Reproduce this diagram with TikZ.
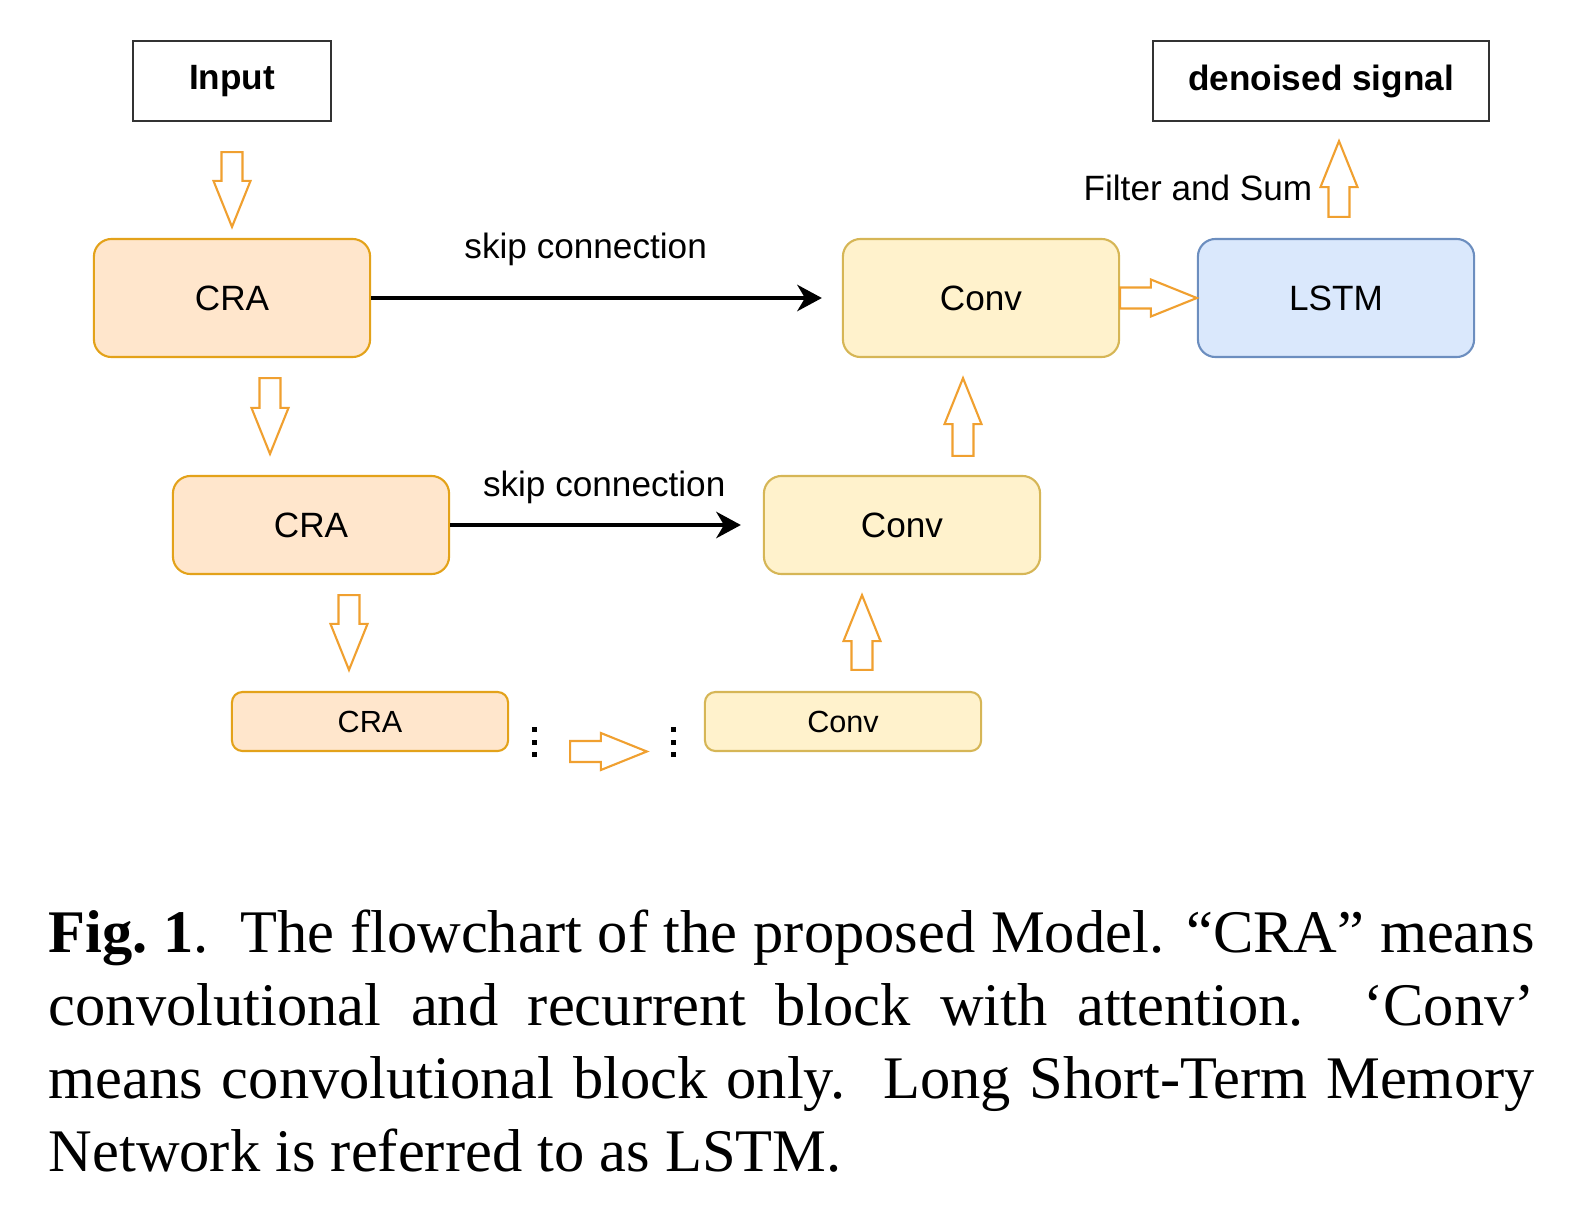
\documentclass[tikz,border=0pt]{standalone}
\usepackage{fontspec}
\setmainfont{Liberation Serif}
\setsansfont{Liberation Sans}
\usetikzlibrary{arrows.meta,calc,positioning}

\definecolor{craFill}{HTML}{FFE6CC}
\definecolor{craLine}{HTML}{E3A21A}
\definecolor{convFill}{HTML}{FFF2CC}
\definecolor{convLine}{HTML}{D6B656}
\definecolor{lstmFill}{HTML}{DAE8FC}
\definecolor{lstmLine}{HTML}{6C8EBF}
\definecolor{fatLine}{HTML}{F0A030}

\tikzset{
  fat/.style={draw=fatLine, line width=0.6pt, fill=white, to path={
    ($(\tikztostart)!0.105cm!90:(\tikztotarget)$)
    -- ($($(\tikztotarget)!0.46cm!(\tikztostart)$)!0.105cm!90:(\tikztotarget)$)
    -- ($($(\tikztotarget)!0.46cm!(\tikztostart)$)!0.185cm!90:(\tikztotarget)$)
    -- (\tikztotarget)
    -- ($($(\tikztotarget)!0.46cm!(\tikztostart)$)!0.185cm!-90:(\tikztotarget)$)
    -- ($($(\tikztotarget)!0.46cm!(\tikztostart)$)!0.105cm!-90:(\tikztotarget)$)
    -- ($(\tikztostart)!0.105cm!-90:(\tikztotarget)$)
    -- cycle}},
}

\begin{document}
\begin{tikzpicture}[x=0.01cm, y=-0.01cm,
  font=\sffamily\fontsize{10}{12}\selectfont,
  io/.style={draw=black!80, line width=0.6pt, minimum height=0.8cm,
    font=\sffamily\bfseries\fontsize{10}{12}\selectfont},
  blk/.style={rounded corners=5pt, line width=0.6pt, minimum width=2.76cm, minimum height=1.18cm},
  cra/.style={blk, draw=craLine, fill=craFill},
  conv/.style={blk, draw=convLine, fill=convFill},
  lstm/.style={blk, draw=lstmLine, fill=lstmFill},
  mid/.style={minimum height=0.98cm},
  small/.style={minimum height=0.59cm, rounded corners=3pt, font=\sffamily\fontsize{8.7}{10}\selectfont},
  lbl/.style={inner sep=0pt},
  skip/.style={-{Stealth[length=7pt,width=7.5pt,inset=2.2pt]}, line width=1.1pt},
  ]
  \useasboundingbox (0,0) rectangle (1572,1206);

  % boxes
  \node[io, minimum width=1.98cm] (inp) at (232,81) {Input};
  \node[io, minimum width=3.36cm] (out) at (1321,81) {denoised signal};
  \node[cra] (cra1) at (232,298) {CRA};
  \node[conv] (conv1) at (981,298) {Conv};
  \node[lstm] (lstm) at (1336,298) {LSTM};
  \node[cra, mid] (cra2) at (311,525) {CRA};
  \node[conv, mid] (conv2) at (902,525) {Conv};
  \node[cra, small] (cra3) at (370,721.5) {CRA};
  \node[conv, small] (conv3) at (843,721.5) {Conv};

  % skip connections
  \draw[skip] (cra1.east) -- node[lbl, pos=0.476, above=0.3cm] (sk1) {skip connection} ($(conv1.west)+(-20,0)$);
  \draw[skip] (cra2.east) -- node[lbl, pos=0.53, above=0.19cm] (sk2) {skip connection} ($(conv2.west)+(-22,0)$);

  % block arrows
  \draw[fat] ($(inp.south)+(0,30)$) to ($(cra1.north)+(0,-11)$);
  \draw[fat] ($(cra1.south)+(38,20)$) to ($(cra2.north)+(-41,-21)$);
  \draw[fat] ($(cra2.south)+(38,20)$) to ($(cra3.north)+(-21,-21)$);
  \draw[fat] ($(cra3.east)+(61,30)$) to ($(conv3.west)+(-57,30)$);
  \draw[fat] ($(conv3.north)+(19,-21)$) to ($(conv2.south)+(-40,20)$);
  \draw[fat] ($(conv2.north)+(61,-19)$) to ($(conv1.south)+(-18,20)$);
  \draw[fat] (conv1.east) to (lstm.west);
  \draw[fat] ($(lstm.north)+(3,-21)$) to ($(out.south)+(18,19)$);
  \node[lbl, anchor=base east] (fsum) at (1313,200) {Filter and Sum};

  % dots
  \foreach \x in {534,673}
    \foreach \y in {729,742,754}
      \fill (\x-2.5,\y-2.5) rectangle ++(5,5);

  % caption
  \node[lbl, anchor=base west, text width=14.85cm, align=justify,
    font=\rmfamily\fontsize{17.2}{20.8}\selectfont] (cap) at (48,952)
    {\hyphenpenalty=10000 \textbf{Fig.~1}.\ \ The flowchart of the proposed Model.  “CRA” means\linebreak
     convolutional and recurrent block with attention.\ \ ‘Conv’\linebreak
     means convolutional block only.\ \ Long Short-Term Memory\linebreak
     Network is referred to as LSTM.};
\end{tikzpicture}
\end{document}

- - - - - - -

**WHAT YOU WILL DO:** Repeat exactly and only the lines from the start of the data above through the line that holds "(0,0) rectangle (1572,1206);", inclusive. Pictures do not belong in the copy.

**WORKED SOLUTION:**
Reproduce this diagram with TikZ.
\documentclass[tikz,border=0pt]{standalone}
\usepackage{fontspec}
\setmainfont{Liberation Serif}
\setsansfont{Liberation Sans}
\usetikzlibrary{arrows.meta,calc,positioning}

\definecolor{craFill}{HTML}{FFE6CC}
\definecolor{craLine}{HTML}{E3A21A}
\definecolor{convFill}{HTML}{FFF2CC}
\definecolor{convLine}{HTML}{D6B656}
\definecolor{lstmFill}{HTML}{DAE8FC}
\definecolor{lstmLine}{HTML}{6C8EBF}
\definecolor{fatLine}{HTML}{F0A030}

\tikzset{
  fat/.style={draw=fatLine, line width=0.6pt, fill=white, to path={
    ($(\tikztostart)!0.105cm!90:(\tikztotarget)$)
    -- ($($(\tikztotarget)!0.46cm!(\tikztostart)$)!0.105cm!90:(\tikztotarget)$)
    -- ($($(\tikztotarget)!0.46cm!(\tikztostart)$)!0.185cm!90:(\tikztotarget)$)
    -- (\tikztotarget)
    -- ($($(\tikztotarget)!0.46cm!(\tikztostart)$)!0.185cm!-90:(\tikztotarget)$)
    -- ($($(\tikztotarget)!0.46cm!(\tikztostart)$)!0.105cm!-90:(\tikztotarget)$)
    -- ($(\tikztostart)!0.105cm!-90:(\tikztotarget)$)
    -- cycle}},
}

\begin{document}
\begin{tikzpicture}[x=0.01cm, y=-0.01cm,
  font=\sffamily\fontsize{10}{12}\selectfont,
  io/.style={draw=black!80, line width=0.6pt, minimum height=0.8cm,
    font=\sffamily\bfseries\fontsize{10}{12}\selectfont},
  blk/.style={rounded corners=5pt, line width=0.6pt, minimum width=2.76cm, minimum height=1.18cm},
  cra/.style={blk, draw=craLine, fill=craFill},
  conv/.style={blk, draw=convLine, fill=convFill},
  lstm/.style={blk, draw=lstmLine, fill=lstmFill},
  mid/.style={minimum height=0.98cm},
  small/.style={minimum height=0.59cm, rounded corners=3pt, font=\sffamily\fontsize{8.7}{10}\selectfont},
  lbl/.style={inner sep=0pt},
  skip/.style={-{Stealth[length=7pt,width=7.5pt,inset=2.2pt]}, line width=1.1pt},
  ]
  \useasboundingbox (0,0) rectangle (1572,1206);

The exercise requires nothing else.